5 Things Successful Project Managers Do

5 Things Successful Project Managers Do

Millions of projects are started and ended every day. Some work and some don’t – so what’s the difference between the successes and failures? And in those cases where it is the project manager who has made a crucial difference, what did the successful ones do to make their goals happen?

Before a project is even started, successful managers will aim to have all the essential facts and resources available, with past metrics to help establish realistic targets and deadlines, a great team to carry out the various tasks, and a carefully structured budget.

If the project is client related, managing scope and expectations is a large part of a project manager’s job. And when changes are made as the project continues, a successful project manager’s understanding of that scope ensures that tasks remain focused on the agreed goals, or that a renegotiation of fees and budgets is required.

Communicate efficiently
One of the most common reasons for why a project under-delivers is a lack of successful communication. When reading project management software reviews online, it soon becomes apparent that many software solutions don’t tick the boxes in this department, and fail to provide a simple, efficient way of keeping lines of communications open and up to par.

Receiving updates from teams and individuals, condensing these into a report for clients or management, getting input from partners and implementing their contributions while relaying what’s necessary to the team, are all steps that have to be completed according to an agreed schedule. This complex web of dialogue and negotiation has to be smart, fast and effective.

Lead and manage
Management skills are not the same as leadership skills, but successful project managers need a bit of both. Leadership focuses more on why a goal should be reached, and usually of the big picture variety; management on the other hand focuses on the how’s of day-to-day work.
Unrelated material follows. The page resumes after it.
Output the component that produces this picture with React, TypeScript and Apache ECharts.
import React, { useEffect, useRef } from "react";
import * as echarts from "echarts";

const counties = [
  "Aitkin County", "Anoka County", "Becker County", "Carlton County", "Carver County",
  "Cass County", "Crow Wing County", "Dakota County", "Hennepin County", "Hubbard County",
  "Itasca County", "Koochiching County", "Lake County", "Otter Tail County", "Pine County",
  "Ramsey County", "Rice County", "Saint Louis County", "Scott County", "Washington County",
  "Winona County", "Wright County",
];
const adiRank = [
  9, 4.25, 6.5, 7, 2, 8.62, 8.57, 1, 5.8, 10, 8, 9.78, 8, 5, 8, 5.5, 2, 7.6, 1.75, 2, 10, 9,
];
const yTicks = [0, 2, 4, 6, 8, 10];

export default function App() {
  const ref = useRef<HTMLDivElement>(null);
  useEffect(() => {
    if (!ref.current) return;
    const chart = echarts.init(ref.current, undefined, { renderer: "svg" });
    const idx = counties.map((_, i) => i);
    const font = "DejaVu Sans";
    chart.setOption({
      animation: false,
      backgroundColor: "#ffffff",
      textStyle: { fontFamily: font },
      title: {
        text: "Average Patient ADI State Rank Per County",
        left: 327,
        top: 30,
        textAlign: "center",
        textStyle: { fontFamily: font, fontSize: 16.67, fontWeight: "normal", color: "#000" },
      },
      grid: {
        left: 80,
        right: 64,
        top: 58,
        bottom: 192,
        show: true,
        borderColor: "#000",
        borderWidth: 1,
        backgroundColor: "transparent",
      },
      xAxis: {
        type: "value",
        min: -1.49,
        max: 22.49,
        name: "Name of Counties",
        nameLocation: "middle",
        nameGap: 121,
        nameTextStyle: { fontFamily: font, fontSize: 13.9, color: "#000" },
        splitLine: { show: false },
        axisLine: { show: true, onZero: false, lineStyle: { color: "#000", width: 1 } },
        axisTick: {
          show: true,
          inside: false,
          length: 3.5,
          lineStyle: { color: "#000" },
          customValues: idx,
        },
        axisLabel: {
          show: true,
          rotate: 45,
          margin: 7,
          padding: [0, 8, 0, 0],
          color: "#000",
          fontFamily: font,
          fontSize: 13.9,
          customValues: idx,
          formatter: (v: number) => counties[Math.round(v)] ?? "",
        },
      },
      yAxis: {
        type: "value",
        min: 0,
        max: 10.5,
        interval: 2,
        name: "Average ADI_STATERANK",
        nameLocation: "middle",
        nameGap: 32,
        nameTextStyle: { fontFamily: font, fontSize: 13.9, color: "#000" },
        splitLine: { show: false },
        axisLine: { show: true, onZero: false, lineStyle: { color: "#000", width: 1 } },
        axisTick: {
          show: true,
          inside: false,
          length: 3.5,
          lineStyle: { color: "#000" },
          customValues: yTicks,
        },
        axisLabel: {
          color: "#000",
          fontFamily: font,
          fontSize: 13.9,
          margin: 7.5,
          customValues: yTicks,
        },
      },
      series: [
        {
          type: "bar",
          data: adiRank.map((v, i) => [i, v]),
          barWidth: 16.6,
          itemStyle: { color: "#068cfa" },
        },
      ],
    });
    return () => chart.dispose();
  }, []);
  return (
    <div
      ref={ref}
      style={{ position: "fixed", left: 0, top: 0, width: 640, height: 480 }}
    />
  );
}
Leading is required to motivate and inspire teams, while well-developed management skills come into play when coordinating daily tasks assigned to staff. Being able to switch between the two types of characteristics paves the way for success.

Acquire knowledge
A lack of knowledge of the processes and operations in place at an organisation will create problems with both client communication and planning.

The best project managers look to continually improve their knowledge and improve it for the good of the project, team and business. Knowing what is possible and how long things take is essential to good planning. Also, being aware of how others in the same area of business do things can be very informative.
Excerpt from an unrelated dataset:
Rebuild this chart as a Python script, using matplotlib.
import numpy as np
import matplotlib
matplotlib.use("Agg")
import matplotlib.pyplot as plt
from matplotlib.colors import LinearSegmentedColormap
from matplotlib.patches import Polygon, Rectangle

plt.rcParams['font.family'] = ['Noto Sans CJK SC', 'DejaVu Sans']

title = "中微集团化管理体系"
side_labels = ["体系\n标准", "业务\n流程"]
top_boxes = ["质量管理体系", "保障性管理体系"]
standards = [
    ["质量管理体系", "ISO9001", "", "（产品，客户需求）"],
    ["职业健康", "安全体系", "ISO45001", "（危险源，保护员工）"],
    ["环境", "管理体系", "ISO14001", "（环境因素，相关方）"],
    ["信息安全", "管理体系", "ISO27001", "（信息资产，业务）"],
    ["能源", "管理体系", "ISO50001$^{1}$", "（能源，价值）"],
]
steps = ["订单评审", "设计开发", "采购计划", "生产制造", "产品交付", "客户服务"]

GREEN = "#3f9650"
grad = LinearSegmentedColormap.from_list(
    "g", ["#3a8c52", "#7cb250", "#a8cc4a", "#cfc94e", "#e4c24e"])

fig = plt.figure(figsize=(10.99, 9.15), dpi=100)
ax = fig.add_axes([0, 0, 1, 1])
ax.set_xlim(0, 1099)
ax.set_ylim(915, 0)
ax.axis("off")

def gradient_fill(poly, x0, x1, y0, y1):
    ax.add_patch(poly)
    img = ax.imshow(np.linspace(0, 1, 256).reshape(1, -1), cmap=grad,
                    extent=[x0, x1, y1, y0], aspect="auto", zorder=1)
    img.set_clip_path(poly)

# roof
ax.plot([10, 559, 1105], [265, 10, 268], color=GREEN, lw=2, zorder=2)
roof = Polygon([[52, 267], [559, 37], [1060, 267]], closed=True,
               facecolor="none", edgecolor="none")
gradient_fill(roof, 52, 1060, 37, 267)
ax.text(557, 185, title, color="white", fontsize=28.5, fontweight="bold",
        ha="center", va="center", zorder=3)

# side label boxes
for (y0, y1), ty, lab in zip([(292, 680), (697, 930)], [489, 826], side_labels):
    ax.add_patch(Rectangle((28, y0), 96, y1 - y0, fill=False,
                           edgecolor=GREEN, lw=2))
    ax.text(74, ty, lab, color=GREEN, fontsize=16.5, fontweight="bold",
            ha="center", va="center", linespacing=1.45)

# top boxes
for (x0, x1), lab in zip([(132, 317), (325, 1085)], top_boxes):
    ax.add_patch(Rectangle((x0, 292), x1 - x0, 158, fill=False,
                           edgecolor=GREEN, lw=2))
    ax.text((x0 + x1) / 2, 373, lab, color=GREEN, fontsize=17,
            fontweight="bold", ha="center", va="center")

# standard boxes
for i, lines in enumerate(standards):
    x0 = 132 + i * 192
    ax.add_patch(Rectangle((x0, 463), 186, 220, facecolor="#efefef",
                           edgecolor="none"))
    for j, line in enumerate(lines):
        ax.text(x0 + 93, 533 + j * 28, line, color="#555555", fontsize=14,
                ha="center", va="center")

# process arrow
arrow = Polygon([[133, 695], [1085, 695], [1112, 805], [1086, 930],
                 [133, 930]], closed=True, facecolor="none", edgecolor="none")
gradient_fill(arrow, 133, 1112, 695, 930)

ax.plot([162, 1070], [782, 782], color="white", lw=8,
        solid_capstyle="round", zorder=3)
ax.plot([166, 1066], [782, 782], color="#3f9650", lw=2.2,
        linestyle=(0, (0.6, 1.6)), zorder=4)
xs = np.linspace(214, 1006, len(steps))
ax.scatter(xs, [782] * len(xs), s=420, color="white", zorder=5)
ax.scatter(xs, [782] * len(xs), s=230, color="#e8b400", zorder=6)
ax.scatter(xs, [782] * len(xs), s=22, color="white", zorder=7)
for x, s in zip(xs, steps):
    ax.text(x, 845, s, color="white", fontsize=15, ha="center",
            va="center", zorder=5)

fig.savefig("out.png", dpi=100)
Take calculated risksChanging a project once it’s underway can have disastrous consequences for deadlines and client expectations. While things never go exactly according to plan, sweeping changes are normally best avoided. But there are times when additional tasks have to be included or removed, and this may require a calculated risk.

Having the confidence to make the right choices (and being able to defend them to clients or managers if deadlines are missed) is a quality that all managers need. With experience, careful consideration and logical thinking, we can identify the possible pitfalls, the areas of strength, and plan and organise with success.